_Task directions:_
Repeat only the lines below that run from the line with "Give me the matplotlib source for this chart." to the line with "plt.rcParams['font.family'] = ['Liberation", ends included; skip every picture.

_Information given:_
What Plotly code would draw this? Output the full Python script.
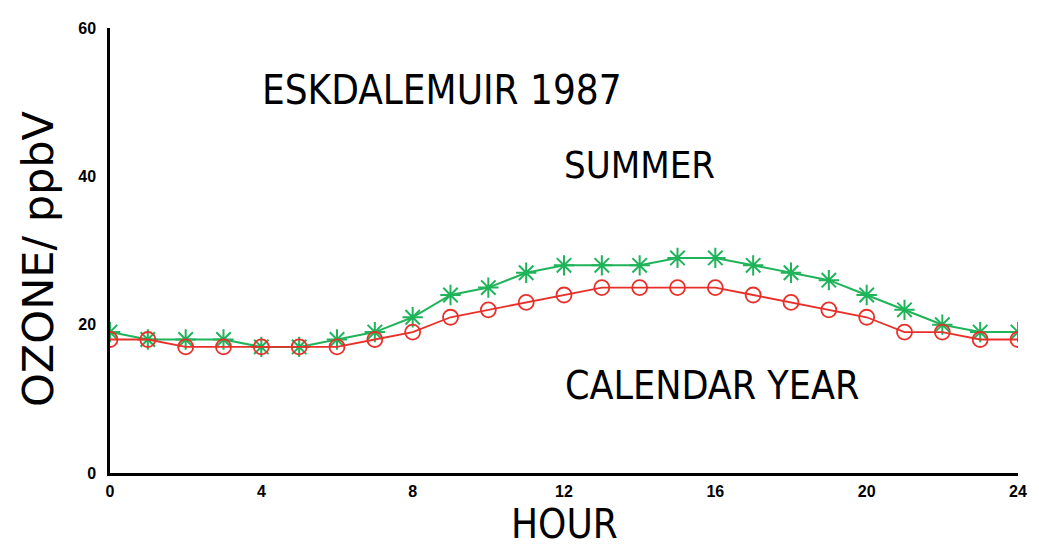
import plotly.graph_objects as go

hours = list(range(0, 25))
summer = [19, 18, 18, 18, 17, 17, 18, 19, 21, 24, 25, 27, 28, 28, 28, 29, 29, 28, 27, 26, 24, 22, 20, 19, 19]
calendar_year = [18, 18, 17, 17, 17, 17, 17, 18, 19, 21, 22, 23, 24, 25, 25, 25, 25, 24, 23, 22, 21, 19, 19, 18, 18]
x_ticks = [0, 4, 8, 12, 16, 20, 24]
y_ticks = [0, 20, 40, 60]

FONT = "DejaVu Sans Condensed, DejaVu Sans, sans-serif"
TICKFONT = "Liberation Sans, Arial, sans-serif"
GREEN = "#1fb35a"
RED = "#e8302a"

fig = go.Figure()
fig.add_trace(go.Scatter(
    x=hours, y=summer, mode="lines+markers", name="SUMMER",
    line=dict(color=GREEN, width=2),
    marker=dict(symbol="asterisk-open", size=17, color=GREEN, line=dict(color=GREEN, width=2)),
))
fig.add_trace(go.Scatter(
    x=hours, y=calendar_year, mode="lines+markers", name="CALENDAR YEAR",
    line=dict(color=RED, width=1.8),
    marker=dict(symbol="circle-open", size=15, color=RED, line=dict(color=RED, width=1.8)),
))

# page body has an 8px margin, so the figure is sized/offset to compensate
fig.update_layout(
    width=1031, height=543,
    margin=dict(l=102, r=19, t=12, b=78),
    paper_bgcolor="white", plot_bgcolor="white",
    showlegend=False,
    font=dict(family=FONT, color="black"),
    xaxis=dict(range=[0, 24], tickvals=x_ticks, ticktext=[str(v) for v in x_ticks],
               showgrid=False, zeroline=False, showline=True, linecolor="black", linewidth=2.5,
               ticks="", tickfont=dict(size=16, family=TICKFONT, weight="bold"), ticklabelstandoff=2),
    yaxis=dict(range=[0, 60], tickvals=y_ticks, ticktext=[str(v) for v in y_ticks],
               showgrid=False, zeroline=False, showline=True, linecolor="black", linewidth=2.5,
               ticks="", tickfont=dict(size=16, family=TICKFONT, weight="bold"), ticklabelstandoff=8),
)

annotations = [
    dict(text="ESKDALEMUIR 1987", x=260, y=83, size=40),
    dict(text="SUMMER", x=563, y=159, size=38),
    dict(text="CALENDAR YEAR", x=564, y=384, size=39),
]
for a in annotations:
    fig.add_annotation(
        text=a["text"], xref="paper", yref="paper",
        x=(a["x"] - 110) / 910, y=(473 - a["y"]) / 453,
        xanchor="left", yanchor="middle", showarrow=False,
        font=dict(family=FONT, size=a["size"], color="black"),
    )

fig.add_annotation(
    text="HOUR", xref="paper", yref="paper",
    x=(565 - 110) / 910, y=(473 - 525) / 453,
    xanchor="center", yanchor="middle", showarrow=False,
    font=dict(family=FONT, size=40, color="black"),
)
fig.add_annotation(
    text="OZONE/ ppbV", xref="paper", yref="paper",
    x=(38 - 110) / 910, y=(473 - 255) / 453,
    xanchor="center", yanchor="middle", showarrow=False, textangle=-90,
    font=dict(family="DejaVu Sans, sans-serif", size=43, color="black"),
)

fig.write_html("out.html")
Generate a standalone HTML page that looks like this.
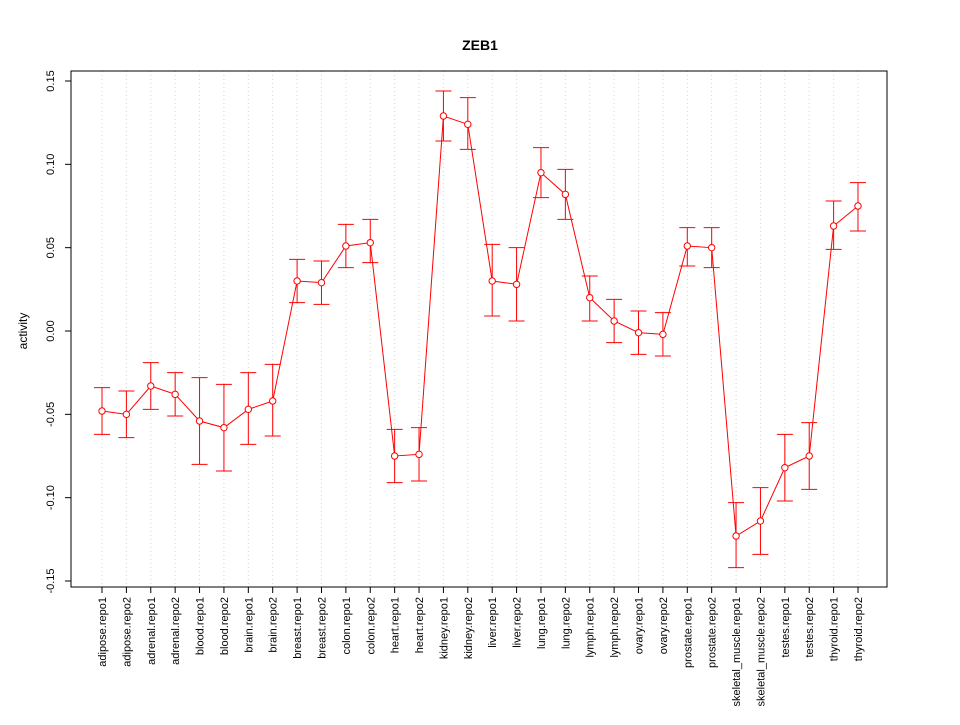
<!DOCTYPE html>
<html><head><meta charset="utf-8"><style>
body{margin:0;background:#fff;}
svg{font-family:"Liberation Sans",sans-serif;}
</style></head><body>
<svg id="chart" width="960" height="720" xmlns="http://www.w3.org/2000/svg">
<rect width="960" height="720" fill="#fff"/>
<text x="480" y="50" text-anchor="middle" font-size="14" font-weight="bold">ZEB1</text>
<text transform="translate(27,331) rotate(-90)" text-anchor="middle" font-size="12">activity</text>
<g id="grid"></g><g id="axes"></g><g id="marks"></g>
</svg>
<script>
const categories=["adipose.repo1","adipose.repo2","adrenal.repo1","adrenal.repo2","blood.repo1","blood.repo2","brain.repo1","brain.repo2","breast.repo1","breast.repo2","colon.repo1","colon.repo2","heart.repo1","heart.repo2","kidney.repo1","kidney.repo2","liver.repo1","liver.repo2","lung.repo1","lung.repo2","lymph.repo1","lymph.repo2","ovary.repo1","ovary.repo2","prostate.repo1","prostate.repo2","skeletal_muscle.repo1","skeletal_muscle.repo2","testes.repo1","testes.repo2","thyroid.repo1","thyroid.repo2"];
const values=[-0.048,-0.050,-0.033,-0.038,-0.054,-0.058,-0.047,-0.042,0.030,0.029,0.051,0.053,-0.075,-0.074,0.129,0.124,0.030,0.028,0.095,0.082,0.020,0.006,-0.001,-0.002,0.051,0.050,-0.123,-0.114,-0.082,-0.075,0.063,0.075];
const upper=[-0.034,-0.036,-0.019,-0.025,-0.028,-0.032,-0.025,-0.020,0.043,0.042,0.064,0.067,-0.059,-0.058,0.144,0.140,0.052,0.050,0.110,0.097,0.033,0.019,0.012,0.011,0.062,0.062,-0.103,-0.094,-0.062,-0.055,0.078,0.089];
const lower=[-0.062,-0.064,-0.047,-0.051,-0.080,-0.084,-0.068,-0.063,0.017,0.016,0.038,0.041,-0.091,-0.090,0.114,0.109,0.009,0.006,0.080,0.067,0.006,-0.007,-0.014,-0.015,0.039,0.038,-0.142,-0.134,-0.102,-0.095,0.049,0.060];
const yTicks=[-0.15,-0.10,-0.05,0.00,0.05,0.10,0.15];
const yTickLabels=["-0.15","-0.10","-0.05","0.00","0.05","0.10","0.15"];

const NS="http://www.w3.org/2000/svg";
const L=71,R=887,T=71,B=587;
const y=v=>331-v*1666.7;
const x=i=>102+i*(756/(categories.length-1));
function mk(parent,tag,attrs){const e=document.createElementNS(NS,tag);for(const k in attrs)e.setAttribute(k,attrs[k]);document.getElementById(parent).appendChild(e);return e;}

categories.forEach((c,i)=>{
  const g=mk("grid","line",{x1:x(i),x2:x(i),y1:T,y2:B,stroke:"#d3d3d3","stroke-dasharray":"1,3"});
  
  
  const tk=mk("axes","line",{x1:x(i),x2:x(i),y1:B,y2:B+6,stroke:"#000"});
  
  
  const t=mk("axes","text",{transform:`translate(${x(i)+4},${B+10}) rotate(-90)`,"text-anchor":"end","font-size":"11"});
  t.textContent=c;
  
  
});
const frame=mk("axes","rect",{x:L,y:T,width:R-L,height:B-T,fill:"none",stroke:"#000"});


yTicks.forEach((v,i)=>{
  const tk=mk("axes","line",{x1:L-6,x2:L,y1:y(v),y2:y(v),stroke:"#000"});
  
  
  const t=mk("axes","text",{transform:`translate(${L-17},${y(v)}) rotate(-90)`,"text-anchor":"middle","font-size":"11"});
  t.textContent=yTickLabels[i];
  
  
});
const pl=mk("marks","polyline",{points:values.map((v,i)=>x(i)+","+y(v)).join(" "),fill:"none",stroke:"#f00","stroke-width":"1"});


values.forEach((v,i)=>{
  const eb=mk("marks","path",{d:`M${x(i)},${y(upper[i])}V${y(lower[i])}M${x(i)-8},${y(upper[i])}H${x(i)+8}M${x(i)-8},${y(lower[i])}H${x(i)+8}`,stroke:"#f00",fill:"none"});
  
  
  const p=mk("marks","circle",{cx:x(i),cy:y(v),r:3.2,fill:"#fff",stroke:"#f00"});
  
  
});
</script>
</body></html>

* * *

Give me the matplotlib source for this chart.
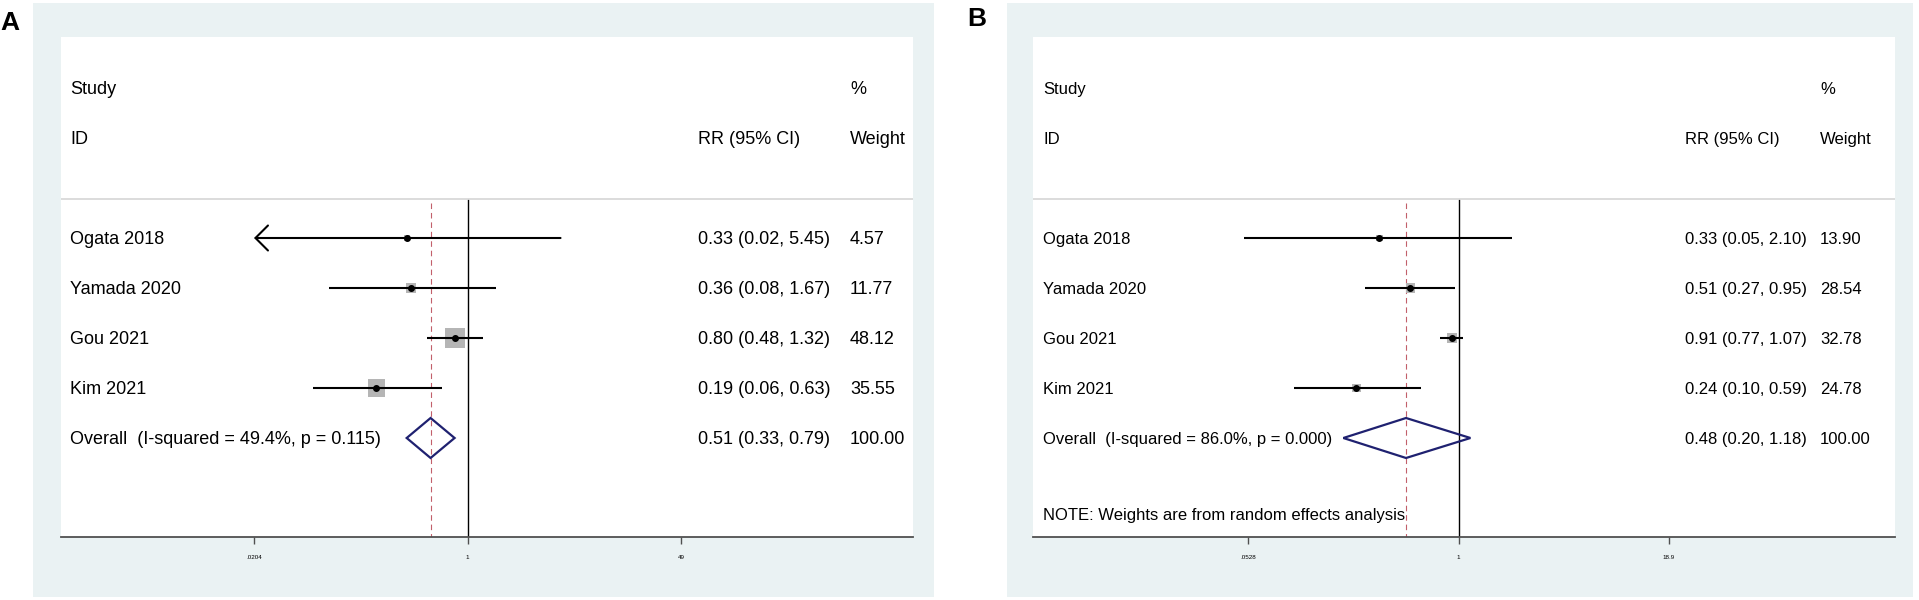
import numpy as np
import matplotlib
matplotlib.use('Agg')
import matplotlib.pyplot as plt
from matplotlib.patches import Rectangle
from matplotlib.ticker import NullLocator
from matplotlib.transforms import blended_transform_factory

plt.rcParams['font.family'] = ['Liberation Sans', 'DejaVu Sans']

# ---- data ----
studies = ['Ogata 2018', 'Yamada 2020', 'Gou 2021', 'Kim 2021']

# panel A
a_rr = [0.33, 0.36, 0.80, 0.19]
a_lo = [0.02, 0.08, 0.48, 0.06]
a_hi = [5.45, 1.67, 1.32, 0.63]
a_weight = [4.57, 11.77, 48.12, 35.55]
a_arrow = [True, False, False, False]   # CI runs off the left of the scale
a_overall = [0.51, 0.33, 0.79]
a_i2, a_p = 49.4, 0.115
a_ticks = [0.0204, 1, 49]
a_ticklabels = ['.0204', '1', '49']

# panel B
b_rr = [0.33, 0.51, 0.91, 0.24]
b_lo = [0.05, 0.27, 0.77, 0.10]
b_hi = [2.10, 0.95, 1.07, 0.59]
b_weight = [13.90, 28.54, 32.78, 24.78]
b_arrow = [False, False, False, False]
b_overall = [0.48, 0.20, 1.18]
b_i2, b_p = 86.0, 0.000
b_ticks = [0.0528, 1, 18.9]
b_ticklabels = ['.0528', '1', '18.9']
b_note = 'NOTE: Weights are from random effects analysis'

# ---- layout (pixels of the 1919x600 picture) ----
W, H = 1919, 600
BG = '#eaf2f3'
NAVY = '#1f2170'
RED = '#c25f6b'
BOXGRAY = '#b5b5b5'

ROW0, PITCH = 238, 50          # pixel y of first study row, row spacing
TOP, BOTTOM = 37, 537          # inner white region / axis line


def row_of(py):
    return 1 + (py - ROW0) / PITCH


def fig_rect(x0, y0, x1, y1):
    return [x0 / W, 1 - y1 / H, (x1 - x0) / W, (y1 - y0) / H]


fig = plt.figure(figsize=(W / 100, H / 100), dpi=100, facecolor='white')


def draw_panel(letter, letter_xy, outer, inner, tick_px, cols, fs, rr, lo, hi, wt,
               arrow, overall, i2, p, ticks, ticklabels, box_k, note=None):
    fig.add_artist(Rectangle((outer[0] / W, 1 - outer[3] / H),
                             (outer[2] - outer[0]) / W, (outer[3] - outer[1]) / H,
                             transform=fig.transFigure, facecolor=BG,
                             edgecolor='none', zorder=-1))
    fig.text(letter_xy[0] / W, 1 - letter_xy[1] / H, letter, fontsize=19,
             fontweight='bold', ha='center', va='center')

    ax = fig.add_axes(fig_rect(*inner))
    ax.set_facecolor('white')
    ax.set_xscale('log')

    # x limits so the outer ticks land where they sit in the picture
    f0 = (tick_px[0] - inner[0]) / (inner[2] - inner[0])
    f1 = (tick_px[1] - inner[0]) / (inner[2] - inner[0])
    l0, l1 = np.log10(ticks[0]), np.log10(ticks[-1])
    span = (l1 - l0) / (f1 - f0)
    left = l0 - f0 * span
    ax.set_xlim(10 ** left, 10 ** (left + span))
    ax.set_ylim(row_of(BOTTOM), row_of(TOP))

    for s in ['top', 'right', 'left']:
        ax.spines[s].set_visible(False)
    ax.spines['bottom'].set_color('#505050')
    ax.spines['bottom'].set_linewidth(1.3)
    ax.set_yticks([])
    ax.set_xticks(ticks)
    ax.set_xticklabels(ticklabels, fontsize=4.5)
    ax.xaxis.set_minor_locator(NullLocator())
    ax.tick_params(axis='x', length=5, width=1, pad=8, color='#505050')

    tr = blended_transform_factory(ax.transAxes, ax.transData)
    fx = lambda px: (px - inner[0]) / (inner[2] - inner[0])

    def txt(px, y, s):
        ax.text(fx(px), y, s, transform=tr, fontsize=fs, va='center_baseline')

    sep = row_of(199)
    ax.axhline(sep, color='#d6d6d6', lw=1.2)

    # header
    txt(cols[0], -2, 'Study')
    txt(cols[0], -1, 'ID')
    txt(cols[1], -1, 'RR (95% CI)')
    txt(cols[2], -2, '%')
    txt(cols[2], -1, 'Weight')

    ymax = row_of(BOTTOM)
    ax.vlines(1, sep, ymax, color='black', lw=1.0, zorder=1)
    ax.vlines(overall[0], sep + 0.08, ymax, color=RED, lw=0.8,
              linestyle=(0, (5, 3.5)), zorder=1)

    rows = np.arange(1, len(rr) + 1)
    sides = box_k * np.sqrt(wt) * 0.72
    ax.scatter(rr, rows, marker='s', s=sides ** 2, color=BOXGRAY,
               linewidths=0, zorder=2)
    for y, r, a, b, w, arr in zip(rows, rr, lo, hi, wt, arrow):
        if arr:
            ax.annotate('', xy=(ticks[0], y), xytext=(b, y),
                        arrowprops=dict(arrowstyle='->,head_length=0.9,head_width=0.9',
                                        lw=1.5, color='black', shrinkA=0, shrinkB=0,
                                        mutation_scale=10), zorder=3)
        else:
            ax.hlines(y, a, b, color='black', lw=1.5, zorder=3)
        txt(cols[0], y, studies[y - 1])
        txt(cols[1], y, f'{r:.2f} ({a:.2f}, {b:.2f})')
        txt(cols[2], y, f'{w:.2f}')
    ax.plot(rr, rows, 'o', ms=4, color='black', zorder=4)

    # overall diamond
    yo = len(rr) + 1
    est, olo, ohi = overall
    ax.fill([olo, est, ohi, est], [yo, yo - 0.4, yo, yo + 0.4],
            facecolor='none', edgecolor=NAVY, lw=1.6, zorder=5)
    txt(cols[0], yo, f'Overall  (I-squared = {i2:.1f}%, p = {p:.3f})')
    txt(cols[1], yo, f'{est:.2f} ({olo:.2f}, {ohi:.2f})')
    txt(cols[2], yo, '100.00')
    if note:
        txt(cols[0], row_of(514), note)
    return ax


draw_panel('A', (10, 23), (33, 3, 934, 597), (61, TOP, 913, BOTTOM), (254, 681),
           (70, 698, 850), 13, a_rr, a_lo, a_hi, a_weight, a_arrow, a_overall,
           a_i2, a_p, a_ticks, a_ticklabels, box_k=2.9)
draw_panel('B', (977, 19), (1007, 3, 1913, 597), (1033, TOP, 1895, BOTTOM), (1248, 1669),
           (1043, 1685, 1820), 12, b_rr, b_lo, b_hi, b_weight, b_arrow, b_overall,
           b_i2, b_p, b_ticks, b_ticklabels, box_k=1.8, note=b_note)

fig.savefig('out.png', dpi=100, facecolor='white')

_Full output:_
Give me the matplotlib source for this chart.
import numpy as np
import matplotlib
matplotlib.use('Agg')
import matplotlib.pyplot as plt
from matplotlib.patches import Rectangle
from matplotlib.ticker import NullLocator
from matplotlib.transforms import blended_transform_factory

plt.rcParams['font.family'] = ['Liberation Sans', 'DejaVu Sans']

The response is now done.